I am trying to design a circuit that finds the square root of a number. The way to do that is by building 3 circuits: one to find the log of a number, the other one to find the anti log, and the third one is a simple voltage divider.

you can easily prove that the output voltage will be the square root of your input voltage when these three circuits are combined. I am just wondering if any of you guys have tried this before, because I am facing some difficulties in building the log circuit and I am not sure how to get it to work.

Thanks.

Moneer.
 
Moneer81 said:
hey guys:

I am trying to design a circuit that finds the square root of a number. The way to do that is by building 3 circuits: one to find the log of a number, the other one to find the anti log, and the third one is a simple voltage divider.

you can easily prove that the output voltage will be the square root of your input voltage when these three circuits are combined. I am just wondering if any of you guys have tried this before, because I am facing some difficulties in building the log circuit and I am not sure how to get it to work.

Is there any reason for wanting to do this?.

The obvious easy way is to use a microprocessor and calculate it, otherwise you're talking an analogue computer.
 
Moneer81 said:
hey:
yeah I am doing as a part of project on op amps for a class. we have to use op amps.

You need to build an analogue computer then, opamps were originally designed for that - but tend to be used for other things these days.

Try googling for 'analogue computer' and see what you can find.
 
Very strange project. Op amps are always applied in a basically linear or saturated mode as far as I've seen.
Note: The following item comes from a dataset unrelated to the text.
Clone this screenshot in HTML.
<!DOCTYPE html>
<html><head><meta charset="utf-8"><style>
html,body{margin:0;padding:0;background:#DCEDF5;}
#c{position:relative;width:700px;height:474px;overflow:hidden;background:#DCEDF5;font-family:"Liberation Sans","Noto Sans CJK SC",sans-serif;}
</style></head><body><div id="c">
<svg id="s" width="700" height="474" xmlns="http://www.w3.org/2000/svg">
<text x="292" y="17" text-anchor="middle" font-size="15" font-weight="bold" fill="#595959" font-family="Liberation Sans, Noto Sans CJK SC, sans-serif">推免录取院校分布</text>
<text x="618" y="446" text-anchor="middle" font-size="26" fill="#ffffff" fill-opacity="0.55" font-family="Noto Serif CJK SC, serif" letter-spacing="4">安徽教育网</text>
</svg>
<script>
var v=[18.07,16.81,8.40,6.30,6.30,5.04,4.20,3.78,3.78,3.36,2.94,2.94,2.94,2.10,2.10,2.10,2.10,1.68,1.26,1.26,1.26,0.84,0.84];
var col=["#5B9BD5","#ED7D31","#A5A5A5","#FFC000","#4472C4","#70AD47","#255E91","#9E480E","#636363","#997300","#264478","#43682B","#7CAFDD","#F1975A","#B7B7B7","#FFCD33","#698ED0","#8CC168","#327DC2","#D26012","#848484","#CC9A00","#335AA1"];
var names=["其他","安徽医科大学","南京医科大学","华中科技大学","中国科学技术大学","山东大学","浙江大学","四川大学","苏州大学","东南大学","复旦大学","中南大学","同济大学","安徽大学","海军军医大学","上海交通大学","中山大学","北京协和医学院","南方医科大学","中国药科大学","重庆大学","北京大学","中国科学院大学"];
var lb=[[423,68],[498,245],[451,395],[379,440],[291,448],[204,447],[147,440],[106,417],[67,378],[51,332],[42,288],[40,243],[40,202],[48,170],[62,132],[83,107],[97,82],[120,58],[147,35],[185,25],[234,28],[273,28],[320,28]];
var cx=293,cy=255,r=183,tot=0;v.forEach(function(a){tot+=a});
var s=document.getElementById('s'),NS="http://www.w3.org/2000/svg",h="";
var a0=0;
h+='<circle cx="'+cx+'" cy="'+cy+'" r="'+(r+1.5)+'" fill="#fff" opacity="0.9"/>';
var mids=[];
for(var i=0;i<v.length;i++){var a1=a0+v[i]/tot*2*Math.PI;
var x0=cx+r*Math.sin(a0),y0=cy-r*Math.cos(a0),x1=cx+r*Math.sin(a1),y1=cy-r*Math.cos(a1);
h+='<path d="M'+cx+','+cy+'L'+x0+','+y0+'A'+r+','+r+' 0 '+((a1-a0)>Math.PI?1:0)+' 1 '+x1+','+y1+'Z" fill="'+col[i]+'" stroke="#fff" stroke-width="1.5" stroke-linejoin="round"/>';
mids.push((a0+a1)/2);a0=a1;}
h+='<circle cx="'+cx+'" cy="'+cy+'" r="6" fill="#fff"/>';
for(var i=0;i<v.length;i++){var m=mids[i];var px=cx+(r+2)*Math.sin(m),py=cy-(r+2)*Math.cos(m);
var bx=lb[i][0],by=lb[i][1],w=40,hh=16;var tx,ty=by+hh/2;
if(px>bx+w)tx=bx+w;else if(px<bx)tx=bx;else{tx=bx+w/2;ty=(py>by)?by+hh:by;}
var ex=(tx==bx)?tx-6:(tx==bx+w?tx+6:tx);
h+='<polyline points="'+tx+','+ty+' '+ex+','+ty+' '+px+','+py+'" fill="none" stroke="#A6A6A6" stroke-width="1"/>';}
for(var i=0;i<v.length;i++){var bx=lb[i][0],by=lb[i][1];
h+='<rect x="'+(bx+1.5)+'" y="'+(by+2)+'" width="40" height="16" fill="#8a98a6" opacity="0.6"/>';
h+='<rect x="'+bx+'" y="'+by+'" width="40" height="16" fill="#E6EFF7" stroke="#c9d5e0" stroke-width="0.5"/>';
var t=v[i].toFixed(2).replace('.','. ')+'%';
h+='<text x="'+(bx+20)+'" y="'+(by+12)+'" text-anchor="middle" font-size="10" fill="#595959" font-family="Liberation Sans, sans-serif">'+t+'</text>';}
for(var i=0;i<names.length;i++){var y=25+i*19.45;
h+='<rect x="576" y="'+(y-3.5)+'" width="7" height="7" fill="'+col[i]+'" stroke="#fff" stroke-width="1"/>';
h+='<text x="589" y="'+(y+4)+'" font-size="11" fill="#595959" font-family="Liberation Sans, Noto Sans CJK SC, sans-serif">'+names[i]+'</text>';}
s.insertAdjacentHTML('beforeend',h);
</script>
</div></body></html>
I could see trying to do an exponential by charging a cap with an RC circuit which gets switched off with a separate circuit with a linear voltage rise feeding a comparator against the voltage input. But it's a switched circuit, not an immediate response thing. I'd suspect you'd need a component with an exponential DC I/V curve. Diodes, varistors, etc have sort of exponential responses but they're far from clean.
 
There are myriad log-antilog converters in the literature. Just going to **broken link removed**, I found these:
https://www.electro-tech-online.com/custompdfs/2004/05/AN-301.pdf
https://www.electro-tech-online.com/custompdfs/2004/05/AN-30.pdf
https://www.electro-tech-online.com/custompdfs/2004/05/AN-31.pdf
https://www.electro-tech-online.com/custompdfs/2004/05/AN-20.pdf
https://www.electro-tech-online.com/custompdfs/2004/05/LB-25.pdf
There may be others there.
I believe all of them contain examples of circuitry that should help you. You might want to try other mfr's app notes: Analog Devices, Linear Technology, Texas Instruments, etc.